Labour Peer, Lord Howarth, challenged Baroness Blackwood’s claim that there is still insufficient evidence for using cannabis as a medication, highlighting another issue that the British cannabis policy has caused: medical cannabis refugees.
Lord Howarth discussed how one patient is being forced to fly to Holland every three months for her prescription of Bedrocan, a medical cannabis product which is currently unavailable in the UK:
“Will the Minister comment on the issues illustrated in the predicament of a person who has been prescribed the cannabinoid dronabinol, branded as Bedrocan, which is the only medication that has proved effective for her following the failure of 35 different medications previously prescribed to relieve her chronic pain from cervical and lumbar spondylosis?
“Given that the Chief Medical Officer stated last summer that there is conclusive evidence that cannabis-based products are effective for certain medical conditions, why is this patient still forced to travel to Holland every three months to obtain the medication that her consultant considers essential for her, and why does confusion still reign over licensing procedures?”

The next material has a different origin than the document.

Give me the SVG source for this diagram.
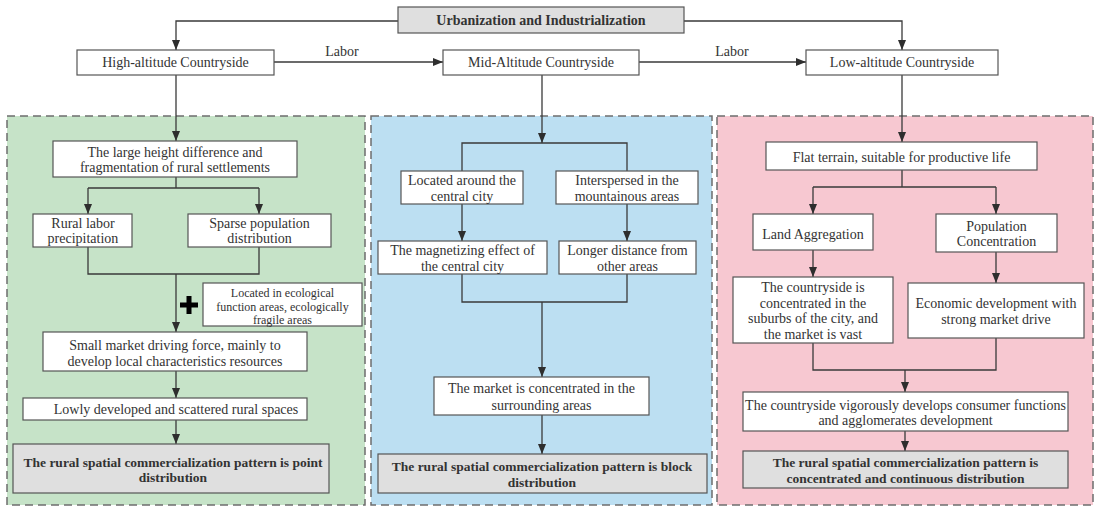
<svg xmlns="http://www.w3.org/2000/svg" width="1097" height="507" viewBox="0 0 1097 507">
<style>
text{font-family:"Liberation Serif","Times New Roman",serif;font-size:14px;fill:#333;text-anchor:middle}
.b{font-weight:bold;font-size:13.5px}
.s{font-size:12px}
.box{fill:#fff;stroke:#555;stroke-width:1.2}
.gbox{fill:#dfdfdf;stroke:#555;stroke-width:1.2}
.panel{stroke:#6e6e6e;stroke-width:1.5;stroke-dasharray:8 5}
.ln{fill:none;stroke:#3a3a3a;stroke-width:1.3}
.ar{fill:none;stroke:#3a3a3a;stroke-width:1.3;marker-end:url(#ah)}
</style>
<defs>
<marker id="ah" viewBox="0 0 10 8" refX="10" refY="4" markerWidth="10" markerHeight="8" markerUnits="userSpaceOnUse" orient="auto">
<path d="M0,0 L10,4 L0,8 Z" fill="#2e2e2e"/>
</marker>
</defs>
<rect width="1097" height="507" fill="#fff"/>
<g id="panels">
<rect class="panel" x="7" y="116" width="358" height="389" fill="#c6e3c8"/>
<rect class="panel" x="371" y="116" width="341" height="389" fill="#bcdff2"/>
<rect class="panel" x="717" y="116" width="376" height="389" fill="#f7c8d1"/>
</g>
<g id="connectors">
<path class="ar" d="M398,21 H176 V50"/>
<path class="ar" d="M684,21 H902 V50"/>
<path class="ar" d="M274,62 H443"/>
<path class="ar" d="M639,62 H806"/>
<text x="342" y="56">Labor</text>
<text x="732" y="56">Labor</text>
<path class="ar" d="M176,75 V141"/>
<path class="ln" d="M176,177 V188 M88,188 H259"/>
<path class="ar" d="M88,188 V214"/>
<path class="ar" d="M259,188 V214"/>
<path class="ln" d="M88,247 V274 H259 V247"/>
<path class="ar" d="M176,274 V332"/>
<path class="ar" d="M176,371 V398"/>
<path class="ar" d="M176,420 V444"/>
<path d="M189,296 V314 M180,305 H198" stroke="#000" stroke-width="5" fill="none"/>
<path class="ar" d="M542,75 V143"/>
<path class="ln" d="M462,171 V143 H627 V171"/>
<path class="ar" d="M462,204 V241"/>
<path class="ar" d="M627,204 V241"/>
<path class="ln" d="M462,274 V302 H627 V274"/>
<path class="ar" d="M542,302 V377"/>
<path class="ar" d="M542,415 V454"/>
<path class="ar" d="M902,75 V142"/>
<path class="ln" d="M902,170 V187 M813,187 H996"/>
<path class="ar" d="M813,187 V214"/>
<path class="ar" d="M996,187 V214"/>
<path class="ar" d="M813,250 V277"/>
<path class="ar" d="M996,252 V283"/>
<path class="ln" d="M813,343 V370 H996 V338"/>
<path class="ar" d="M905,370 V392"/>
<path class="ar" d="M905,431 V451"/>
</g>
<g id="n-top"><rect class="gbox" x="398" y="7" width="286" height="26"/><text class="b" x="541" y="25" style="font-size:14px">Urbanization and Industrialization</text></g>
<g id="n-high"><rect class="box" x="77" y="50" width="197" height="25"/><text x="175.5" y="67">High-altitude Countryside</text></g>
<g id="n-mid"><rect class="box" x="443" y="50" width="196" height="25"/><text x="541" y="67">Mid-Altitude Countryside</text></g>
<g id="n-low"><rect class="box" x="806" y="50" width="192" height="25"/><text x="902" y="67">Low-altitude Countryside</text></g>

<g id="g1"><rect class="box" x="53" y="141" width="244" height="36"/><text x="175" y="157">The large height difference and</text><text x="175" y="172">fragmentation of rural settlements</text></g>
<g id="g2"><rect class="box" x="33" y="214" width="99" height="33"/><text x="83" y="228">Rural labor</text><text x="83" y="243">precipitation</text></g>
<g id="g3"><rect class="box" x="188" y="214" width="143" height="33"/><text x="259.5" y="228">Sparse population</text><text x="259.5" y="243">distribution</text></g>
<g id="g4"><rect class="box" x="203" y="283" width="159" height="43"/><text class="s" x="282.5" y="297">Located in ecological</text><text class="s" x="282.5" y="310.5">function areas, ecologically</text><text class="s" x="282.5" y="324">fragile areas</text></g>
<g id="g5"><rect class="box" x="43" y="332" width="264" height="39"/><text x="175" y="350">Small market driving force, mainly to</text><text x="175" y="366">develop local characteristics resources</text></g>
<g id="g6"><rect class="box" x="23" y="398" width="284" height="22"/><text x="176" y="414">Lowly developed and scattered rural spaces</text></g>
<g id="g7"><rect class="gbox" x="13" y="444" width="316" height="49"/><text class="b" x="173" y="467">The rural spatial commercialization pattern is point</text><text class="b" x="173" y="482">distribution</text></g>

<g id="b1"><rect class="box" x="401" y="171" width="122" height="33"/><text x="462" y="185">Located around the</text><text x="462" y="201">central city</text></g>
<g id="b2"><rect class="box" x="556" y="171" width="142" height="33"/><text x="627" y="185">Interspersed in the</text><text x="627" y="201">mountainous areas</text></g>
<g id="b3"><rect class="box" x="378" y="241" width="169" height="33"/><text x="462.5" y="255">The magnetizing effect of</text><text x="462.5" y="271">the central city</text></g>
<g id="b4"><rect class="box" x="559" y="241" width="137" height="33"/><text x="627.5" y="255">Longer distance from</text><text x="627.5" y="271">other areas</text></g>
<g id="b5"><rect class="box" x="434" y="377" width="215" height="38"/><text x="541.5" y="393">The market is concentrated in the</text><text x="541.5" y="410">surrounding areas</text></g>
<g id="b6"><rect class="gbox" x="378" y="454" width="329" height="39"/><text class="b" x="542" y="471">The rural spatial commercialization pattern is block</text><text class="b" x="542" y="487">distribution</text></g>

<g id="p1"><rect class="box" x="766" y="142" width="271" height="28"/><text x="901.5" y="162">Flat terrain, suitable for productive life</text></g>
<g id="p2"><rect class="box" x="753" y="214" width="120" height="36"/><text x="813" y="239">Land Aggregation</text></g>
<g id="p3"><rect class="box" x="936" y="214" width="121" height="38"/><text x="996.5" y="231">Population</text><text x="996.5" y="246">Concentration</text></g>
<g id="p4"><rect class="box" x="733" y="277" width="160" height="66"/><text x="813" y="292">The countryside is</text><text x="813" y="307.5">concentrated in the</text><text x="813" y="323">suburbs of the city, and</text><text x="813" y="338.5">the market is vast</text></g>
<g id="p5"><rect class="box" x="908" y="283" width="176" height="55"/><text x="996" y="308">Economic development with</text><text x="996" y="324">strong market drive</text></g>
<g id="p6"><rect class="box" x="743" y="392" width="325" height="39"/><text x="905.5" y="410">The countryside vigorously develops consumer functions</text><text x="905.5" y="425">and agglomerates development</text></g>
<g id="p7"><rect class="gbox" x="743" y="451" width="325" height="37"/><text class="b" x="905.5" y="467">The rural spatial commercialization pattern is</text><text class="b" x="905.5" y="483">concentrated and continuous distribution</text></g>
</svg>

Baroness Blackwood seemed to dismiss Lord Howarth’s , claiming that this should not “As far as I can see, there should be no reason for the situation he has outlined.”
“Doctors have had no training in prescribing cannabis.”
– Baroness Meacher
One of the most bizarre claims made during the questioning was when Labour Peer, Lord West, claimed that cannabis was somehow linked to terrorism, going on to use the derogatory slang-word for cannabis, ‘skunk’:
“The majority of those guilty of violent terrorist crimes in this country are found to be heavy users of cannabis.
“When one looks at violent crime outside of terrorism, it seems again, although I do not know the details, that very often the people involved are heavy users of skunk, not the kind of cannabis that we are talking about but the liquid stuff.
“Are the Government looking at the relationship between the use of these really strong types of cannabis and violent crime, to see whether anything should be done about it?”
It is unclear what evidence the Lord based his claims on, or if he is seriously trying to suggest there is causation between smoking cannabis and wanting to commit unspeakable acts of terror.
There is a possibility Lord West could be referring to when an unnamed ‘friend’ of Salman Abedi, the Manchester bomber, claimed that Abedi “used to drink, smoke weed then all of a sudden he turned religious and I’ve not seen him since 2012.”
So far, however, there has been no research to determine a true link between smoking cannabis and a desire to commit terrorism.
Cannabis is the most commonly used drug in the UK, with 2.4 million adults, (7.2%) of adults aged 16-59 having used it in the last year.
If there were any validity to Lord West’s bizarre claims, there would be more terror attacks in the UK every year.
Baroness Blackwood responded to Lord West’s claim by saying that “the medicines we are speaking about are not skunk.”
The strain of cannabis which GW Pharmaceuticals grows in the UK, however, is literally Skunk #1, meaning that every single patient who has used Sativex has used “skunk.”
Accessibility to medical cannabis in the UK is extremely low. Efforts from members of the British Government, such as Baroness Meacher’s, to fight for more access should be applauded and encouraged.
Patients have a right to medications which have been proven safe and effective by numerous clinical trials and evidence gathered from countries who have legal medical cannabis.